The engine follows your map exactly. Supply flows from a supplier into a warehouse, moves between warehouses along the **transfer** lanes you open, and reaches customers through the **sales** flows that connect warehouses to channels.

That means gaps in the map become gaps in the plan. If a warehouse has the wrong type, a supplier is never connected to the product it makes, or a transfer lane between two warehouses is missing, the engine has no path to move stock there. The demand still exists, but the plan cannot serve it — it shows up as an unservable shortage rather than a recommended order.

## Example

You run a Central warehouse in Ohio that feeds two Satellite warehouses, one in Texas and one in Georgia. A supplier in Mexico produces your finished goods and delivers to Ohio. Each Satellite fulfills its own regional channel.

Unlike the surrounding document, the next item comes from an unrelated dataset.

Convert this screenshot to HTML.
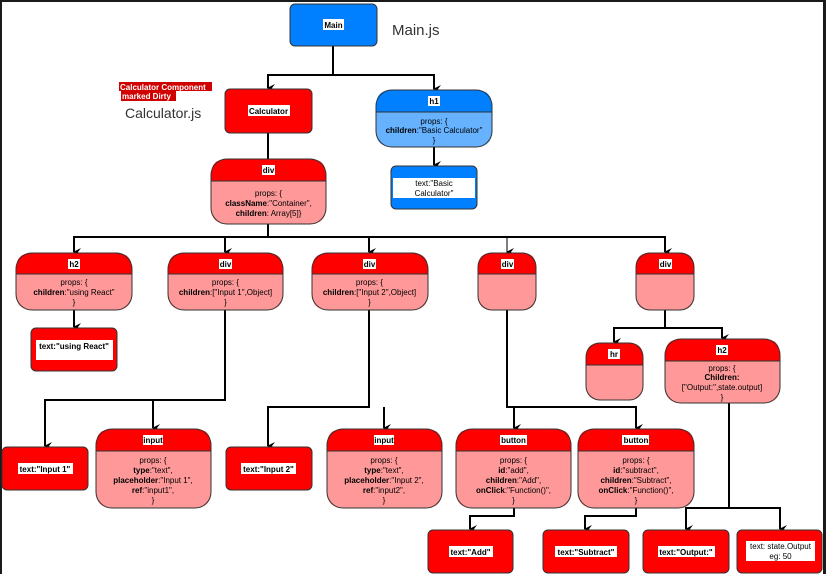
<!DOCTYPE html>
<html><head><meta charset="utf-8">
<style>
html,body{margin:0;padding:0;}
body{width:826px;height:574px;background:#1a1a1a;position:relative;overflow:hidden;font-family:"Liberation Sans",sans-serif;}
#wrap{position:absolute;left:2px;top:2px;width:821px;height:572px;background:#fff;}
svg{position:absolute;left:0;top:0;}
</style></head><body>
<div id="wrap"></div>
<svg width="826" height="574" viewBox="0 0 826 574" font-family="Liberation Sans, sans-serif">
<defs>
<marker id="a" markerWidth="8" markerHeight="8" refX="4" refY="7" orient="auto" markerUnits="userSpaceOnUse"><path d="M0,0 L4,3 L8,0 L4,8 Z" fill="#000"/></marker>
</defs>
<g stroke="#000" stroke-width="2" fill="none">
<path d="M333,46 V75 H268 V88" marker-end="url(#a)"/>
<path d="M333,75 H434 V89" marker-end="url(#a)"/>
<path d="M268,133 V159"/>
<path d="M434,147 V165" marker-end="url(#a)"/>
<path d="M268,224 V237 H74 V252" marker-end="url(#a)"/>
<path d="M268,237 H665 V252" marker-end="url(#a)"/>
<path d="M225,237 V252" marker-end="url(#a)"/>
<path d="M369,237 V252" marker-end="url(#a)"/>
<path d="M507,237 V252" stroke-width="1" marker-end="url(#a)"/>
<path d="M74,310 V327" marker-end="url(#a)"/>
<path d="M225,310 V400 H45 V446" marker-end="url(#a)"/>
<path d="M153,400 V428" marker-end="url(#a)"/>
<path d="M369,310 V407 H268 V446" marker-end="url(#a)"/>
<path d="M384,407 V428" marker-end="url(#a)"/>
<path d="M507,310 V407 H636 V428" marker-end="url(#a)"/>
<path d="M514,407 V428" marker-end="url(#a)"/>
<path d="M514,508 V516 H470 V529" marker-end="url(#a)"/>
<path d="M636,508 V516 H585 V529" marker-end="url(#a)"/>
<path d="M665,310 V328 H614 V342" marker-end="url(#a)"/>
<path d="M665,328 H722 V338" marker-end="url(#a)"/>
<path d="M722,403 V403 M729,403 V508 H686 V529" marker-end="url(#a)"/>
<path d="M729,508 H780 V529" marker-end="url(#a)"/>
</g>

<!-- Main -->
<rect x="290" y="4" width="87" height="42" rx="5" fill="#007fff" stroke="#333"/>
<rect x="323" y="19" width="21" height="11" fill="#fff"/>
<text x="333.5" y="28" font-size="8" font-weight="bold" text-anchor="middle">Main</text>
<text x="392" y="35" font-size="15" fill="#333">Main.js</text>

<!-- Calculator label -->
<rect x="119" y="82" width="93" height="9" fill="#d00000"/>
<rect x="121" y="91" width="55" height="10" fill="#d00000"/>
<text x="120" y="90" font-size="8" font-weight="bold" fill="#fff">Calculator Component</text>
<text x="122" y="99" font-size="8" font-weight="bold" fill="#fff">marked Dirty</text>
<text x="125" y="118" font-size="14" fill="#333">Calculator.js</text>

<rect x="225" y="89" width="87" height="44" rx="5" fill="#ff0000" stroke="#333"/>
<rect x="248" y="105" width="42" height="11" fill="#fff"/>
<text x="268.5" y="114" font-size="8" font-weight="bold" text-anchor="middle">Calculator</text>

<!-- node helper drawn manually -->
<g font-size="8" text-anchor="middle">
<!-- div main -->
<path d="M227,159 H310 Q326,159 326,175 V181 H211 V175 Q211,159 227,159 Z" fill="#ff0000"/>
<path d="M211,181 H326 V208 Q326,224 310,224 H227 Q211,224 211,208 Z" fill="#ff9999"/>
<rect x="211" y="159" width="115" height="65" rx="16" fill="none" stroke="#333"/>
<line x1="211" y1="181" x2="326" y2="181" stroke="#333"/>
<rect x="262" y="165" width="13" height="10" fill="#fff"/><text x="268.5" y="173" font-weight="bold">div</text>
<text x="268.5" y="196">props: {</text>
<text x="268.5" y="206"><tspan font-weight="bold">className</tspan>:"Container",</text>
<text x="268.5" y="216"><tspan font-weight="bold">children</tspan>: Array[5]}</text>

<!-- h1 -->
<path d="M392,90 H476 Q492,90 492,106 V112 H376 V106 Q376,90 392,90 Z" fill="#007fff"/>
<path d="M376,112 H492 V131 Q492,147 476,147 H392 Q376,147 376,131 Z" fill="#66b2ff"/>
<rect x="376" y="90" width="116" height="57" rx="16" fill="none" stroke="#333"/>
<line x1="376" y1="112" x2="492" y2="112" stroke="#333"/>
<rect x="428" y="96" width="12" height="10" fill="#fff"/><text x="434" y="104" font-weight="bold">h1</text>
<text x="434" y="124">props: {</text>
<text x="434" y="133"><tspan font-weight="bold">children</tspan>:"Basic Calculator"</text>
<text x="434" y="143">}</text>

<rect x="391" y="166" width="86" height="43" rx="5" fill="#007fff" stroke="#333"/>
<rect x="393" y="178" width="82" height="20" fill="#fff"/>
<text x="434" y="186">text:"Basic</text>
<text x="434" y="196">Calculator"</text>

<!-- row 2 -->
<path d="M32,253 H116 Q132,253 132,269 V274 H16 V269 Q16,253 32,253 Z" fill="#ff0000"/>
<path d="M16,274 H132 V294 Q132,310 116,310 H32 Q16,310 16,294 Z" fill="#ff9999"/>
<rect x="16" y="253" width="116" height="57" rx="16" fill="none" stroke="#333"/>
<line x1="16" y1="274" x2="132" y2="274" stroke="#333"/>
<rect x="68" y="259" width="12" height="10" fill="#fff"/><text x="74" y="267" font-weight="bold">h2</text>
<text x="74" y="285">props: {</text>
<text x="74" y="295"><tspan font-weight="bold">children</tspan>:"using React"</text>
<text x="74" y="305">}</text>

<path d="M184,253 H267 Q283,253 283,269 V274 H168 V269 Q168,253 184,253 Z" fill="#ff0000"/>
<path d="M168,274 H283 V294 Q283,310 267,310 H184 Q168,310 168,294 Z" fill="#ff9999"/>
<rect x="168" y="253" width="115" height="57" rx="16" fill="none" stroke="#333"/>
<line x1="168" y1="274" x2="283" y2="274" stroke="#333"/>
<rect x="219" y="259" width="13" height="10" fill="#fff"/><text x="225.5" y="267" font-weight="bold">div</text>
<text x="225.5" y="285">props: {</text>
<text x="225.5" y="295"><tspan font-weight="bold">children</tspan>:["Input 1",Object]</text>
<text x="225.5" y="305">}</text>

<path d="M328,253 H412 Q428,253 428,269 V274 H312 V269 Q312,253 328,253 Z" fill="#ff0000"/>
<path d="M312,274 H428 V294 Q428,310 412,310 H328 Q312,310 312,294 Z" fill="#ff9999"/>
<rect x="312" y="253" width="116" height="57" rx="16" fill="none" stroke="#333"/>
<line x1="312" y1="274" x2="428" y2="274" stroke="#333"/>
<rect x="363" y="259" width="13" height="10" fill="#fff"/><text x="369.5" y="267" font-weight="bold">div</text>
<text x="369.5" y="285">props: {</text>
<text x="369.5" y="295"><tspan font-weight="bold">children</tspan>:["Input 2",Object]</text>
<text x="369.5" y="305">}</text>

<path d="M492,253 H522 Q536,253 536,267 V274 H478 V267 Q478,253 492,253 Z" fill="#ff0000"/>
<path d="M478,274 H536 V296 Q536,310 522,310 H492 Q478,310 478,296 Z" fill="#ff9999"/>
<rect x="478" y="253" width="58" height="57" rx="14" fill="none" stroke="#333"/>
<line x1="478" y1="274" x2="536" y2="274" stroke="#333"/>
<rect x="501" y="259" width="13" height="10" fill="#fff"/><text x="507.5" y="267" font-weight="bold">div</text>

<path d="M650,253 H680 Q694,253 694,267 V274 H636 V267 Q636,253 650,253 Z" fill="#ff0000"/>
<path d="M636,274 H694 V296 Q694,310 680,310 H650 Q636,310 636,296 Z" fill="#ff9999"/>
<rect x="636" y="253" width="58" height="57" rx="14" fill="none" stroke="#333"/>
<line x1="636" y1="274" x2="694" y2="274" stroke="#333"/>
<rect x="659" y="259" width="13" height="10" fill="#fff"/><text x="665.5" y="267" font-weight="bold">div</text>

<rect x="31" y="328" width="86" height="43" rx="5" fill="#ff0000" stroke="#333"/>
<rect x="36" y="340" width="77" height="20" fill="#fff"/>
<text x="74" y="349" font-weight="bold">text:"using React"</text>

<!-- hr and h2 -->
<path d="M600,343 H629 Q643,343 643,357 V365 H586 V357 Q586,343 600,343 Z" fill="#ff0000"/>
<path d="M586,365 H643 V386 Q643,400 629,400 H600 Q586,400 586,386 Z" fill="#ff9999"/>
<rect x="586" y="343" width="57" height="57" rx="14" fill="none" stroke="#333"/>
<line x1="586" y1="365" x2="643" y2="365" stroke="#333"/>
<rect x="608" y="349" width="12" height="10" fill="#fff"/><text x="614" y="357" font-weight="bold">hr</text>

<path d="M681,339 H764 Q780,339 780,355 V361 H665 V355 Q665,339 681,339 Z" fill="#ff0000"/>
<path d="M665,361 H780 V387 Q780,403 764,403 H681 Q665,403 665,387 Z" fill="#ff9999"/>
<rect x="665" y="339" width="115" height="64" rx="16" fill="none" stroke="#333"/>
<line x1="665" y1="361" x2="780" y2="361" stroke="#333"/>
<rect x="716" y="345" width="12" height="10" fill="#fff"/><text x="722" y="353" font-weight="bold">h2</text>
<text x="722" y="371">props: {</text>
<text x="722" y="380" font-weight="bold">Children:</text>
<text x="722" y="390">["Output:",state.output]</text>
<text x="722" y="400">}</text>

<!-- row 3 -->
<rect x="2" y="447" width="86" height="43" rx="5" fill="#ff0000" stroke="#333"/>
<rect x="18" y="463" width="55" height="11" fill="#fff"/>
<text x="45" y="472" font-weight="bold">text:"Input 1"</text>

<path d="M112,429 H195 Q211,429 211,445 V451 H96 V445 Q96,429 112,429 Z" fill="#ff0000"/>
<path d="M96,451 H211 V492 Q211,508 195,508 H112 Q96,508 96,492 Z" fill="#ff9999"/>
<rect x="96" y="429" width="115" height="79" rx="16" fill="none" stroke="#333"/>
<line x1="96" y1="451" x2="211" y2="451" stroke="#333"/>
<rect x="143" y="435" width="20" height="10" fill="#fff"/><text x="153" y="443" font-weight="bold">input</text>
<text x="153" y="463">props: {</text>
<text x="153" y="473"><tspan font-weight="bold">type</tspan>:"text",</text>
<text x="153" y="483"><tspan font-weight="bold">placeholder</tspan>:"Input 1",</text>
<text x="153" y="493"><tspan font-weight="bold">ref</tspan>:"input1",</text>
<text x="153" y="503">}</text>

<rect x="226" y="447" width="86" height="43" rx="5" fill="#ff0000" stroke="#333"/>
<rect x="241" y="463" width="55" height="11" fill="#fff"/>
<text x="268.5" y="472" font-weight="bold">text:"Input 2"</text>

<path d="M343,429 H426 Q442,429 442,445 V451 H327 V445 Q327,429 343,429 Z" fill="#ff0000"/>
<path d="M327,451 H442 V492 Q442,508 426,508 H343 Q327,508 327,492 Z" fill="#ff9999"/>
<rect x="327" y="429" width="115" height="79" rx="16" fill="none" stroke="#333"/>
<line x1="327" y1="451" x2="442" y2="451" stroke="#333"/>
<rect x="374" y="435" width="20" height="10" fill="#fff"/><text x="384" y="443" font-weight="bold">input</text>
<text x="384" y="463">props: {</text>
<text x="384" y="473"><tspan font-weight="bold">type</tspan>:"text",</text>
<text x="384" y="483"><tspan font-weight="bold">placeholder</tspan>:"Input 2",</text>
<text x="384" y="493"><tspan font-weight="bold">ref</tspan>:"input2",</text>
<text x="384" y="503">}</text>

<path d="M472,429 H555 Q571,429 571,445 V451 H456 V445 Q456,429 472,429 Z" fill="#ff0000"/>
<path d="M456,451 H571 V492 Q571,508 555,508 H472 Q456,508 456,492 Z" fill="#ff9999"/>
<rect x="456" y="429" width="115" height="79" rx="16" fill="none" stroke="#333"/>
<line x1="456" y1="451" x2="571" y2="451" stroke="#333"/>
<rect x="500" y="435" width="27" height="10" fill="#fff"/><text x="513.5" y="443" font-weight="bold">button</text>
<text x="513.5" y="463">props: {</text>
<text x="513.5" y="473"><tspan font-weight="bold">id</tspan>:"add",</text>
<text x="513.5" y="483"><tspan font-weight="bold">children</tspan>:"Add",</text>
<text x="513.5" y="493"><tspan font-weight="bold">onClick</tspan>:"Function()",</text>
<text x="513.5" y="503">}</text>

<path d="M594,429 H678 Q694,429 694,445 V451 H578 V445 Q578,429 594,429 Z" fill="#ff0000"/>
<path d="M578,451 H694 V492 Q694,508 678,508 H594 Q578,508 578,492 Z" fill="#ff9999"/>
<rect x="578" y="429" width="116" height="79" rx="16" fill="none" stroke="#333"/>
<line x1="578" y1="451" x2="694" y2="451" stroke="#333"/>
<rect x="622" y="435" width="27" height="10" fill="#fff"/><text x="636" y="443" font-weight="bold">button</text>
<text x="636" y="463">props: {</text>
<text x="636" y="473"><tspan font-weight="bold">id</tspan>:"subtract",</text>
<text x="636" y="483"><tspan font-weight="bold">children</tspan>:"Subtract",</text>
<text x="636" y="493"><tspan font-weight="bold">onClick</tspan>:"Function()",</text>
<text x="636" y="503">}</text>

<rect x="428" y="530" width="85" height="43" rx="5" fill="#ff0000" stroke="#333"/>
<rect x="449" y="546" width="44" height="11" fill="#fff"/>
<text x="470.5" y="555" font-weight="bold">text:"Add"</text>

<rect x="543" y="530" width="86" height="43" rx="5" fill="#ff0000" stroke="#333"/>
<rect x="555" y="546" width="62" height="11" fill="#fff"/>
<text x="586" y="555" font-weight="bold">text:"Subtract"</text>

<rect x="643" y="530" width="86" height="43" rx="5" fill="#ff0000" stroke="#333"/>
<rect x="658" y="546" width="57" height="11" fill="#fff"/>
<text x="686" y="555" font-weight="bold">text:"Output:"</text>

<rect x="737" y="530" width="85" height="43" rx="5" fill="#ff0000" stroke="#333"/>
<rect x="746" y="541" width="69" height="20" fill="#fff"/>
<text x="780.5" y="549">text: state.Output</text>
<text x="780.5" y="559">eg: 50</text>
</g>
</svg>
</body></html>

To plan this, you model: three warehouses (one Central, two Satellite), one supplier location in Mexico, two channels, transfer lanes from Ohio to each Satellite, and sales flows tying each Satellite to its channel. With that map in place, Spherecast can pull stock from the supplier into Ohio, push it out to Texas and Georgia, and cover each channel's forecast.

> **Tip:** Build the map before you chase a planning result. Most "why won't it order?" surprises trace back to a missing warehouse type, an unmapped supplier, or an unopened transfer lane — not to the numbers.